COCO book jacket

Coco: Phaidon's Culinary Trip Around the World

by Celia Sin-Tien Cheng
February 19, 2010

Coco: 10 World-Leading Masters Choose 100 Contemporary Chefs
440 pages
Phaidon 2009
$49.95

Phaidon’s latest culinary book, Coco, is a veritable travel guide for foodies. A compilation of 10 master chefs’ top-10 lists of contemporary culinary masters around the world, this guide will take you from Spain and Tokyo to Athens, Georgia.

Coco, the inspiration for the book’s title, was a dish at El Bulli that an editor at Phaidon loved.

Food and travel are my favorite things, so I was already sold on the book, and then I was even more excited to see three selections from my hometown, Taipei: Tung-Yuan Lin of GaBee, Yosuke Suga of L’Atelier de Joël Robuchon, and Yue-Jiau Zhuang of C’est Bon. Both GaBee and C’est Bon were selected by one of my favorite master chefs, Jacky Yu.

At C’est Bon, the organic vegetables and rice are grown on site, and the purest of local ingredients are sourced for the Taiwanese-based cuisine. Below is the recipe for Zhuang’s innovative variation on the classic Chinese meatball known as lion’s head.


picked cabbage lion's head


PICKLED CABBAGE LION’S HEAD
Serves 7

For the lion’s head
600 g pork sirloin and 300 g unrendered lard, or 900 g pork belly
140 ml pork stock
20 ml green papaya juice
2 tsp salt
1 tsp white pepper powder
15 g ground ginger
20 g scallions (spring onions), finely chopped
1 tsp sesame oil

  1. Rinse the meat and pat dry.
  2. Dice the lard and sirloin into cubes the size of pomegranate seeds. If using belly, dice slightly less finely. Mix together.
  3. In a large mixing bowl, add
    the stock and papaya juice. Beat the meat mixture while slowly adding it to the juice.
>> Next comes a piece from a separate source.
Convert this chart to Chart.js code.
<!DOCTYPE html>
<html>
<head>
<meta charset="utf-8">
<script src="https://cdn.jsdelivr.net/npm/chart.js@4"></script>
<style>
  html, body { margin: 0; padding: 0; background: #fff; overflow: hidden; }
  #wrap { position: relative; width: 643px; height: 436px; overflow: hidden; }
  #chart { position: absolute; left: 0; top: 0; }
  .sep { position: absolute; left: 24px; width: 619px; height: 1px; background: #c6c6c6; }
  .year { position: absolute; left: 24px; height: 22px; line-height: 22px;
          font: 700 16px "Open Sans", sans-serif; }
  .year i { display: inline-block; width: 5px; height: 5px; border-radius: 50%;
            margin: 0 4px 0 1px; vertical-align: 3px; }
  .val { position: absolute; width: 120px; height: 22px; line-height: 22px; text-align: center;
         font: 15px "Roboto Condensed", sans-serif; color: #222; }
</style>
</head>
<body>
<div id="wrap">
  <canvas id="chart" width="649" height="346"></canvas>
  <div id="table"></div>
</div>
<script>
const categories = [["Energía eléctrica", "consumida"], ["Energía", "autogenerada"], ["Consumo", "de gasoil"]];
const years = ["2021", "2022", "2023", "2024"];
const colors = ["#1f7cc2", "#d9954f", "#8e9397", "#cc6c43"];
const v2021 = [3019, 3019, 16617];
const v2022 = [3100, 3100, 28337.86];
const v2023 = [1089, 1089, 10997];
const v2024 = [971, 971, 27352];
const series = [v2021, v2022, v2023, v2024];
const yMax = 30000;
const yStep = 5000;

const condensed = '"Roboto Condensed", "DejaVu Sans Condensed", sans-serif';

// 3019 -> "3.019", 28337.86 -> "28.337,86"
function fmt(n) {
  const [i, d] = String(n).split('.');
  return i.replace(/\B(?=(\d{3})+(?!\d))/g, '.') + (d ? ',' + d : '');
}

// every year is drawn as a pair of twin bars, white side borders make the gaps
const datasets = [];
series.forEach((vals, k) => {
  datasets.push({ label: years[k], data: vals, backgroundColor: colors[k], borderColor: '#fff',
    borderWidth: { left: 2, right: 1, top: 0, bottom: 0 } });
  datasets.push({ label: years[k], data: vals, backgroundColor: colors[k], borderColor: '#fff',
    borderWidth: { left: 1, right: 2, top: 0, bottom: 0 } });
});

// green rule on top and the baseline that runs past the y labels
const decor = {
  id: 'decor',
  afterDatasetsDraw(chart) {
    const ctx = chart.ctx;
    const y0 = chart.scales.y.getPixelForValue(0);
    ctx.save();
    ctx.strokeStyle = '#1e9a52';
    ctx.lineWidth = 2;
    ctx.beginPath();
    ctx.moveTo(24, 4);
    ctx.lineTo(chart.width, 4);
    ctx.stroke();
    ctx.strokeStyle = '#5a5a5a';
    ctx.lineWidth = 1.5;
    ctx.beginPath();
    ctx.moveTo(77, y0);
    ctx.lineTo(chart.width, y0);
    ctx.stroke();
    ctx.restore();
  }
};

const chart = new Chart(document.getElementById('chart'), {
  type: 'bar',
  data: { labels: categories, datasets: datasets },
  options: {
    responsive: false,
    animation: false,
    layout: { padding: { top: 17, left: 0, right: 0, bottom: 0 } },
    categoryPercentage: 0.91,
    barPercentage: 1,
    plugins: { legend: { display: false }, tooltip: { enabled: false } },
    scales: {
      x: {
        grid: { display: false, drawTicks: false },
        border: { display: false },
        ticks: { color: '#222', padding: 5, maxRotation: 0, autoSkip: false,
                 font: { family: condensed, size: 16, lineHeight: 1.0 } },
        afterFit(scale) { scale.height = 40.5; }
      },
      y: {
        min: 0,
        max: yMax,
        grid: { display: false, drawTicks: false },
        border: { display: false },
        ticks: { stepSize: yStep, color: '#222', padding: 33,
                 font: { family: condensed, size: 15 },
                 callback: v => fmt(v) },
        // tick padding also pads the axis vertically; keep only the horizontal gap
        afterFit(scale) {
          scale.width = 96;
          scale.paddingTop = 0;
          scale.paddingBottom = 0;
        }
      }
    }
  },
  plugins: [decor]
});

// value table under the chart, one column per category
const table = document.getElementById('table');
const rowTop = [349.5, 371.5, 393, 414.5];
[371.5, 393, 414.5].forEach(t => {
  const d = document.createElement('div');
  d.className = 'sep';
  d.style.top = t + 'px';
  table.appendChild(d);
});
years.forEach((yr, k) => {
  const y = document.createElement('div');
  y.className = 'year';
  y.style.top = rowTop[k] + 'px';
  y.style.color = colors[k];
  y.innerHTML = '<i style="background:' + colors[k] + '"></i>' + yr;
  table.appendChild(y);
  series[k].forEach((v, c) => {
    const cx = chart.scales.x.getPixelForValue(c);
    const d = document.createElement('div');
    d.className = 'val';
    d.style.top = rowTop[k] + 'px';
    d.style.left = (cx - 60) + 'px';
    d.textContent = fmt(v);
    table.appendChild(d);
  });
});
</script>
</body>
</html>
Make sure the meat mixture has absorbed the liquid.
  4. Add the salt, white pepper powder, and ground ginger to the bowl and mix.
  5. Add the finely chopped scallion and sesame oil, stir together, then make approximately 7 meatballs from the mixture.
  6. In a pot, heat the water to 175°F (80°C), add the meatballs, and turn off the heat. Cover and let rest for 20 minutes.
  7. Steam the meatballs on low heat for 5 hours to complete the lion’s head.

For the soup base
14 leaves fresh Chinese cabbage • 20 g salt • 1.4 liters pork stock • 1 (500-g) pack Xinzhu rice noodles • 7 green tea leaves, for garnish

  1. For the soup base, clean and pat dry the fresh cabbage slices and cut each slice into 2 long pieces. Rub with salt and allow it to sit overnight at room temperature to pickle.
  2. Combine the pork stock with the pickled cabbage and steam over medium heat for 20 minutes to make the pickled cabbage soup base.
  3. Soak the rice noodles in water until ready for use.
  4. Remove the pickled cabbage from the soup base and cut into shreds. Place some of the cabbage shreds on the bottom of a serving bowl, followed by a layer of rice noodles. Place the lion’s head over the rice noodles and surround it with 2 layers of pickled cabbage.
  5. Pour in the soup base and steam over medium heat for 15 minutes. Garnish with a green tea leaf on top.